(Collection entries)
┌──

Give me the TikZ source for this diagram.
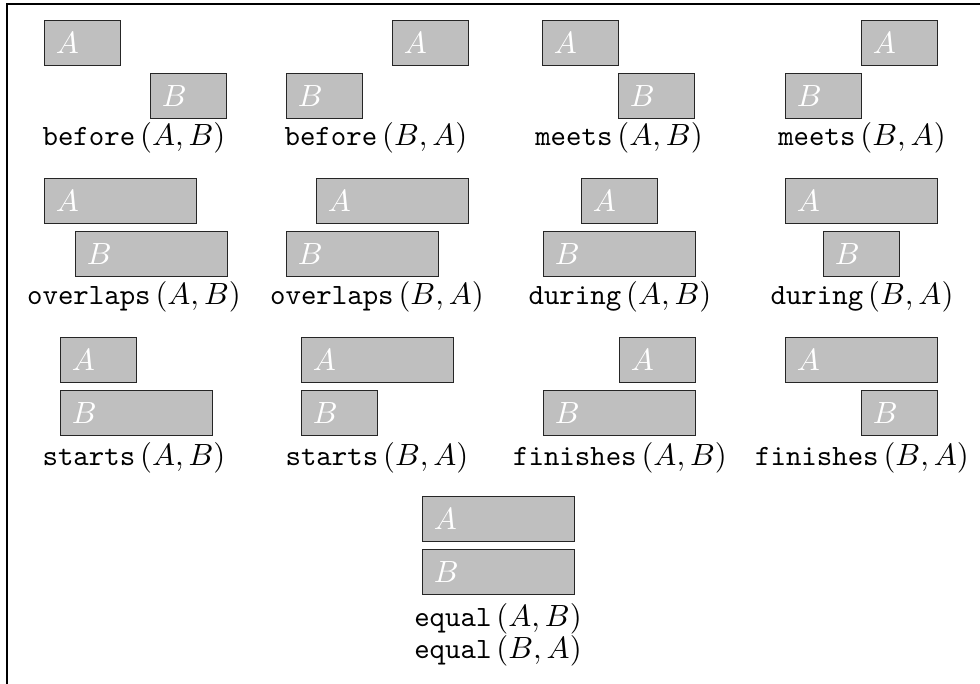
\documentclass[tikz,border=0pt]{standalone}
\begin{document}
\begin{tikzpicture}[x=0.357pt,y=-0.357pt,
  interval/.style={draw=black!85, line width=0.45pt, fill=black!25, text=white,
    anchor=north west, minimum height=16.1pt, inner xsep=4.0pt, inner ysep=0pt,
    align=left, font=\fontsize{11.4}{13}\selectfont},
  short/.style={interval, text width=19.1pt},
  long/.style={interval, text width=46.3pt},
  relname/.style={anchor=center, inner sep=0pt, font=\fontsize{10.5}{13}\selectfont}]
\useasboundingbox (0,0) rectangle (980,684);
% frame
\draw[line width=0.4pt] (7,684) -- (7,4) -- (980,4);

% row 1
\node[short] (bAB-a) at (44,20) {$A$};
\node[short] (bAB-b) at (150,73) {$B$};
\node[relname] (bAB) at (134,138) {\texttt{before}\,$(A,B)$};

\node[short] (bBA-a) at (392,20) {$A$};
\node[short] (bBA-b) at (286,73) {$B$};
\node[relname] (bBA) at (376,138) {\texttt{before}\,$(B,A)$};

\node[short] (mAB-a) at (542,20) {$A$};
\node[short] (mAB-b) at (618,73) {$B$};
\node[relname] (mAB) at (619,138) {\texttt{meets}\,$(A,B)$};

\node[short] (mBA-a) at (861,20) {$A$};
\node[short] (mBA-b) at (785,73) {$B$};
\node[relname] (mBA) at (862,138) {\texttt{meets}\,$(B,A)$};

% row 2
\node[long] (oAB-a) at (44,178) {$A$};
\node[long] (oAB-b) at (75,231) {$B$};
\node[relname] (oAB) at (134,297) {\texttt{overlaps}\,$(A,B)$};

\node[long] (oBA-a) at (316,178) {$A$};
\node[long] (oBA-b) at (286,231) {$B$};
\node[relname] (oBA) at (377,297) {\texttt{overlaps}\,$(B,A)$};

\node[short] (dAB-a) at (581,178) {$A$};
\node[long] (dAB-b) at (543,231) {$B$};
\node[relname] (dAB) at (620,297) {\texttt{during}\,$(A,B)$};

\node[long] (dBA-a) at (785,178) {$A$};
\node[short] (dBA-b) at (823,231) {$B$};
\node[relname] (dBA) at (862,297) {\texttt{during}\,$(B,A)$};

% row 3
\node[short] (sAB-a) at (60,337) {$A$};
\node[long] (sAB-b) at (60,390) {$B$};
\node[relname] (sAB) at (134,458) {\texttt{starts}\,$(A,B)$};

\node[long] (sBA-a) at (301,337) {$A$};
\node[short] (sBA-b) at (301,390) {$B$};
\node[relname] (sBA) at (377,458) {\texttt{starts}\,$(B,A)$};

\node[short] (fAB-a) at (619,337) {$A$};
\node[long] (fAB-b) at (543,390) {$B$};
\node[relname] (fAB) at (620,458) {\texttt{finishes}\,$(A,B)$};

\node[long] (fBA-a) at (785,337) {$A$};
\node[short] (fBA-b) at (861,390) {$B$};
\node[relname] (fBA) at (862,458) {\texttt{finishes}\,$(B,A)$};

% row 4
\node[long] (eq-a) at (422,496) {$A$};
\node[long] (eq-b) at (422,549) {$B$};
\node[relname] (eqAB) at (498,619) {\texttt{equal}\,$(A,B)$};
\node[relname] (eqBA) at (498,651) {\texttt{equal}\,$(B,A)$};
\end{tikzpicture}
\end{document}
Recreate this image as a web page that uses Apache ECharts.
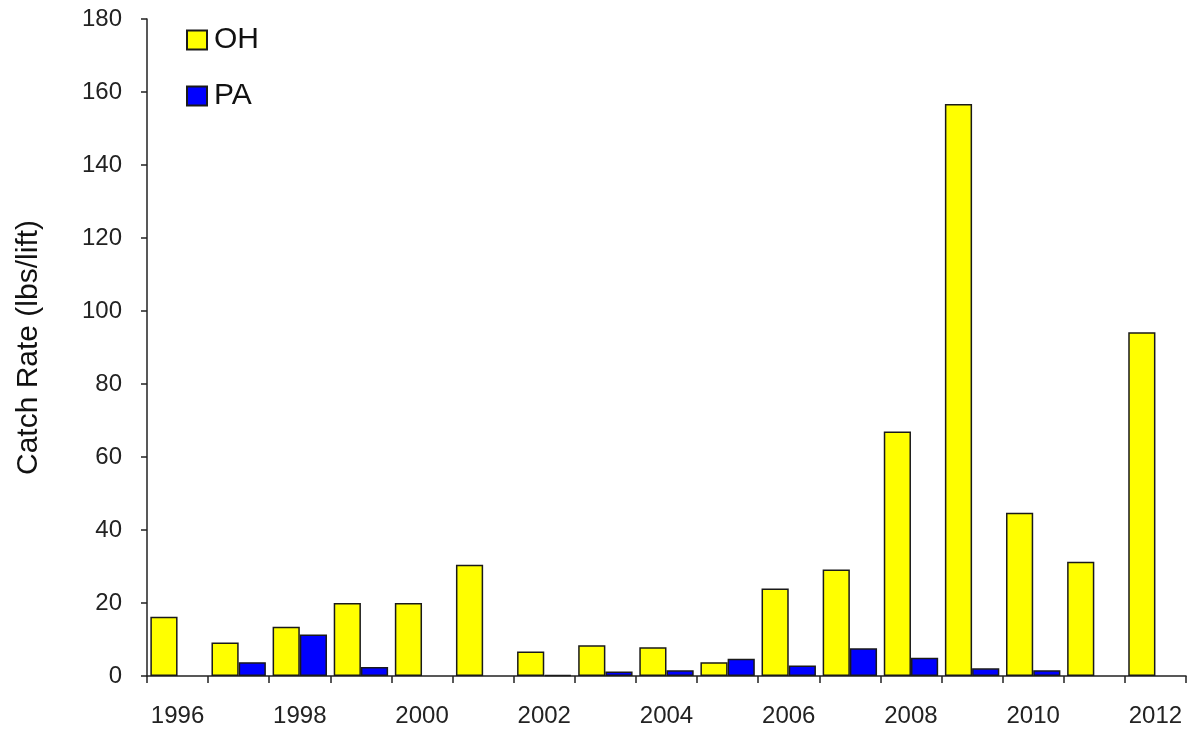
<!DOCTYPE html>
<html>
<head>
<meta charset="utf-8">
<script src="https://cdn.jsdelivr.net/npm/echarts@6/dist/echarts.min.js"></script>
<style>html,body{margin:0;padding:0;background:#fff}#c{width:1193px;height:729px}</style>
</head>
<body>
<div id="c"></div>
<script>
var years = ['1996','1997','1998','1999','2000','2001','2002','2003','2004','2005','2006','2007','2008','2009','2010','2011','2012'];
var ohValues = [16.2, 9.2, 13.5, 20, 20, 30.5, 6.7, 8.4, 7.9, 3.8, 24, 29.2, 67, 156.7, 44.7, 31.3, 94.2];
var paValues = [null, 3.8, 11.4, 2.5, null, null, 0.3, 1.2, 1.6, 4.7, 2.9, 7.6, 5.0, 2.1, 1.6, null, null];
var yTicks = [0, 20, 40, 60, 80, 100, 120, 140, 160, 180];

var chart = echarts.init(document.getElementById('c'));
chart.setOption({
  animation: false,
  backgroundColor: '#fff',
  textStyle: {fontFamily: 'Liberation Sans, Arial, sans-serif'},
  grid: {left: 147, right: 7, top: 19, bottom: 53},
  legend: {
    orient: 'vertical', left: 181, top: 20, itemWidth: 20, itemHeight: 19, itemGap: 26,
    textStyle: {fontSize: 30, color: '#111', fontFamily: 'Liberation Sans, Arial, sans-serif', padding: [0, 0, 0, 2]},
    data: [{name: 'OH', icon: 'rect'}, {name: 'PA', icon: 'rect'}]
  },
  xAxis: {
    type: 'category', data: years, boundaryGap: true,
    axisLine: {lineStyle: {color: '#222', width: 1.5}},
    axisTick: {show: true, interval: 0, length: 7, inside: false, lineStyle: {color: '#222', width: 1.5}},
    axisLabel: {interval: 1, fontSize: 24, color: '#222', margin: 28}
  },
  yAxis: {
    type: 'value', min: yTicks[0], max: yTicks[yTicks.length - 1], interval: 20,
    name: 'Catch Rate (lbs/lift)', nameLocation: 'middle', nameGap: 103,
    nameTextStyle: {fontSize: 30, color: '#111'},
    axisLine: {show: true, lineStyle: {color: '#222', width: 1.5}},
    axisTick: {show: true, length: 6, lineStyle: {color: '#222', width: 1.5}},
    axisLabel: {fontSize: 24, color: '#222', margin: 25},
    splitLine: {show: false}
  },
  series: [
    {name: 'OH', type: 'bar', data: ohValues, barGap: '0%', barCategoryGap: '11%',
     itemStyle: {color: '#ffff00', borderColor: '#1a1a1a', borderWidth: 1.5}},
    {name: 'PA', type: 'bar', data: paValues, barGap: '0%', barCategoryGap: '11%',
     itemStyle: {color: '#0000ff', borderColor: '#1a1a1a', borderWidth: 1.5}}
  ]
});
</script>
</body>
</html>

└──

Reproduce every entry word for word, but omit the pictures.

**The solution**
Give me the TikZ source for this diagram.
\documentclass[tikz,border=0pt]{standalone}
\begin{document}
\begin{tikzpicture}[x=0.357pt,y=-0.357pt,
  interval/.style={draw=black!85, line width=0.45pt, fill=black!25, text=white,
    anchor=north west, minimum height=16.1pt, inner xsep=4.0pt, inner ysep=0pt,
    align=left, font=\fontsize{11.4}{13}\selectfont},
  short/.style={interval, text width=19.1pt},
  long/.style={interval, text width=46.3pt},
  relname/.style={anchor=center, inner sep=0pt, font=\fontsize{10.5}{13}\selectfont}]
\useasboundingbox (0,0) rectangle (980,684);
% frame
\draw[line width=0.4pt] (7,684) -- (7,4) -- (980,4);

% row 1
\node[short] (bAB-a) at (44,20) {$A$};
\node[short] (bAB-b) at (150,73) {$B$};
\node[relname] (bAB) at (134,138) {\texttt{before}\,$(A,B)$};

\node[short] (bBA-a) at (392,20) {$A$};
\node[short] (bBA-b) at (286,73) {$B$};
\node[relname] (bBA) at (376,138) {\texttt{before}\,$(B,A)$};

\node[short] (mAB-a) at (542,20) {$A$};
\node[short] (mAB-b) at (618,73) {$B$};
\node[relname] (mAB) at (619,138) {\texttt{meets}\,$(A,B)$};

\node[short] (mBA-a) at (861,20) {$A$};
\node[short] (mBA-b) at (785,73) {$B$};
\node[relname] (mBA) at (862,138) {\texttt{meets}\,$(B,A)$};

% row 2
\node[long] (oAB-a) at (44,178) {$A$};
\node[long] (oAB-b) at (75,231) {$B$};
\node[relname] (oAB) at (134,297) {\texttt{overlaps}\,$(A,B)$};

\node[long] (oBA-a) at (316,178) {$A$};
\node[long] (oBA-b) at (286,231) {$B$};
\node[relname] (oBA) at (377,297) {\texttt{overlaps}\,$(B,A)$};

\node[short] (dAB-a) at (581,178) {$A$};
\node[long] (dAB-b) at (543,231) {$B$};
\node[relname] (dAB) at (620,297) {\texttt{during}\,$(A,B)$};

\node[long] (dBA-a) at (785,178) {$A$};
\node[short] (dBA-b) at (823,231) {$B$};
\node[relname] (dBA) at (862,297) {\texttt{during}\,$(B,A)$};

% row 3
\node[short] (sAB-a) at (60,337) {$A$};
\node[long] (sAB-b) at (60,390) {$B$};
\node[relname] (sAB) at (134,458) {\texttt{starts}\,$(A,B)$};

\node[long] (sBA-a) at (301,337) {$A$};
\node[short] (sBA-b) at (301,390) {$B$};
\node[relname] (sBA) at (377,458) {\texttt{starts}\,$(B,A)$};

\node[short] (fAB-a) at (619,337) {$A$};
\node[long] (fAB-b) at (543,390) {$B$};
\node[relname] (fAB) at (620,458) {\texttt{finishes}\,$(A,B)$};

\node[long] (fBA-a) at (785,337) {$A$};
\node[short] (fBA-b) at (861,390) {$B$};
\node[relname] (fBA) at (862,458) {\texttt{finishes}\,$(B,A)$};

% row 4
\node[long] (eq-a) at (422,496) {$A$};
\node[long] (eq-b) at (422,549) {$B$};
\node[relname] (eqAB) at (498,619) {\texttt{equal}\,$(A,B)$};
\node[relname] (eqBA) at (498,651) {\texttt{equal}\,$(B,A)$};
\end{tikzpicture}
\end{document}
Recreate this image as a web page that uses Apache ECharts.
<!DOCTYPE html>
<html>
<head>
<meta charset="utf-8">
<script src="https://cdn.jsdelivr.net/npm/echarts@6/dist/echarts.min.js"></script>
<style>html,body{margin:0;padding:0;background:#fff}#c{width:1193px;height:729px}</style>
</head>
<body>
<div id="c"></div>
<script>
var years = ['1996','1997','1998','1999','2000','2001','2002','2003','2004','2005','2006','2007','2008','2009','2010','2011','2012'];
var ohValues = [16.2, 9.2, 13.5, 20, 20, 30.5, 6.7, 8.4, 7.9, 3.8, 24, 29.2, 67, 156.7, 44.7, 31.3, 94.2];
var paValues = [null, 3.8, 11.4, 2.5, null, null, 0.3, 1.2, 1.6, 4.7, 2.9, 7.6, 5.0, 2.1, 1.6, null, null];
var yTicks = [0, 20, 40, 60, 80, 100, 120, 140, 160, 180];

var chart = echarts.init(document.getElementById('c'));
chart.setOption({
  animation: false,
  backgroundColor: '#fff',
  textStyle: {fontFamily: 'Liberation Sans, Arial, sans-serif'},
  grid: {left: 147, right: 7, top: 19, bottom: 53},
  legend: {
    orient: 'vertical', left: 181, top: 20, itemWidth: 20, itemHeight: 19, itemGap: 26,
    textStyle: {fontSize: 30, color: '#111', fontFamily: 'Liberation Sans, Arial, sans-serif', padding: [0, 0, 0, 2]},
    data: [{name: 'OH', icon: 'rect'}, {name: 'PA', icon: 'rect'}]
  },
  xAxis: {
    type: 'category', data: years, boundaryGap: true,
    axisLine: {lineStyle: {color: '#222', width: 1.5}},
    axisTick: {show: true, interval: 0, length: 7, inside: false, lineStyle: {color: '#222', width: 1.5}},
    axisLabel: {interval: 1, fontSize: 24, color: '#222', margin: 28}
  },
  yAxis: {
    type: 'value', min: yTicks[0], max: yTicks[yTicks.length - 1], interval: 20,
    name: 'Catch Rate (lbs/lift)', nameLocation: 'middle', nameGap: 103,
    nameTextStyle: {fontSize: 30, color: '#111'},
    axisLine: {show: true, lineStyle: {color: '#222', width: 1.5}},
    axisTick: {show: true, length: 6, lineStyle: {color: '#222', width: 1.5}},
    axisLabel: {fontSize: 24, color: '#222', margin: 25},
    splitLine: {show: false}
  },
  series: [
    {name: 'OH', type: 'bar', data: ohValues, barGap: '0%', barCategoryGap: '11%',
     itemStyle: {color: '#ffff00', borderColor: '#1a1a1a', borderWidth: 1.5}},
    {name: 'PA', type: 'bar', data: paValues, barGap: '0%', barCategoryGap: '11%',
     itemStyle: {color: '#0000ff', borderColor: '#1a1a1a', borderWidth: 1.5}}
  ]
});
</script>
</body>
</html>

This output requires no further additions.